For nuclear site licence holders, the environmental regulators regulate the disposal of radioactive wastes. The Office for Nuclear Regulation (ONR) regulates the keeping and use of radioactive materials and accumulation of radioactive wastes. The environmental regulators work closely with ONR in the regulation of nuclear sites.

Nuclear site licences

The Office for Nuclear Regulation (ONR) operates a licensing process to assure the safety of nuclear installations in the UK.

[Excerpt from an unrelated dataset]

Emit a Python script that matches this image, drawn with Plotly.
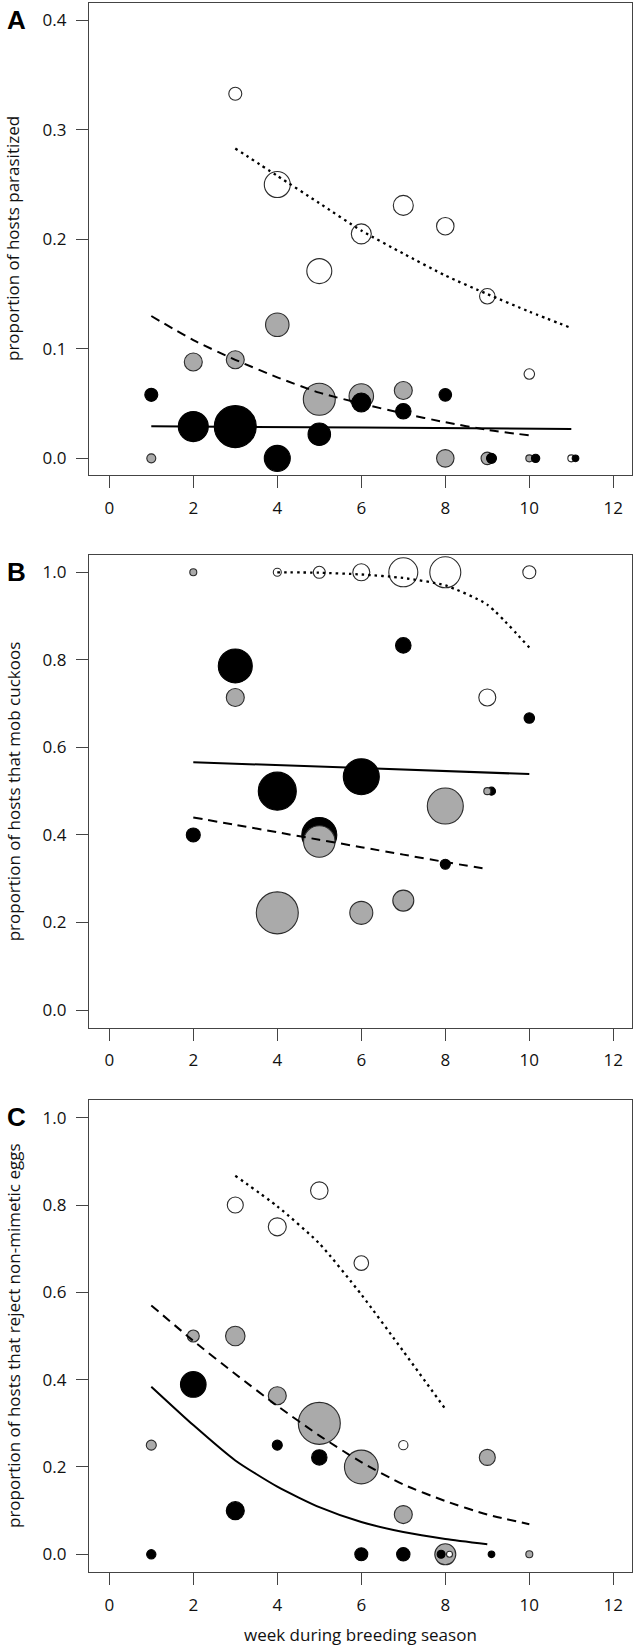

A nuclear site licence is a legal document issued by ONR. It contains site-specific information, such as the licensee’s address and the location of the site, and defines the number and type of installations permitted. Such installations include nuclear power stations, research reactors, nuclear fuel manufacturing and reprocessing facilities, and radioactive waste stores.

Any site that would like to build or operate such installations must apply for a nuclear site licence. ONR grants licences once it is satisfied that:

  • robust safety cases have been developed by the site; and
  • sites can demonstrate that they understand and can properly control any hazards.

ONR may include extra conditions to support safe working at the site.

The nuclear site licence lasts for an indefinite period. Providing there are no significant changes to activities on site, it can cover the entire lifecycle of a site.

Nuclear site licence
Nuclear site licence

ONR must take enforcement action if licensees fail to meet the safety and security standards required by law. ONR has a range of enforcement powers, from providing advice to instigating court proceedings.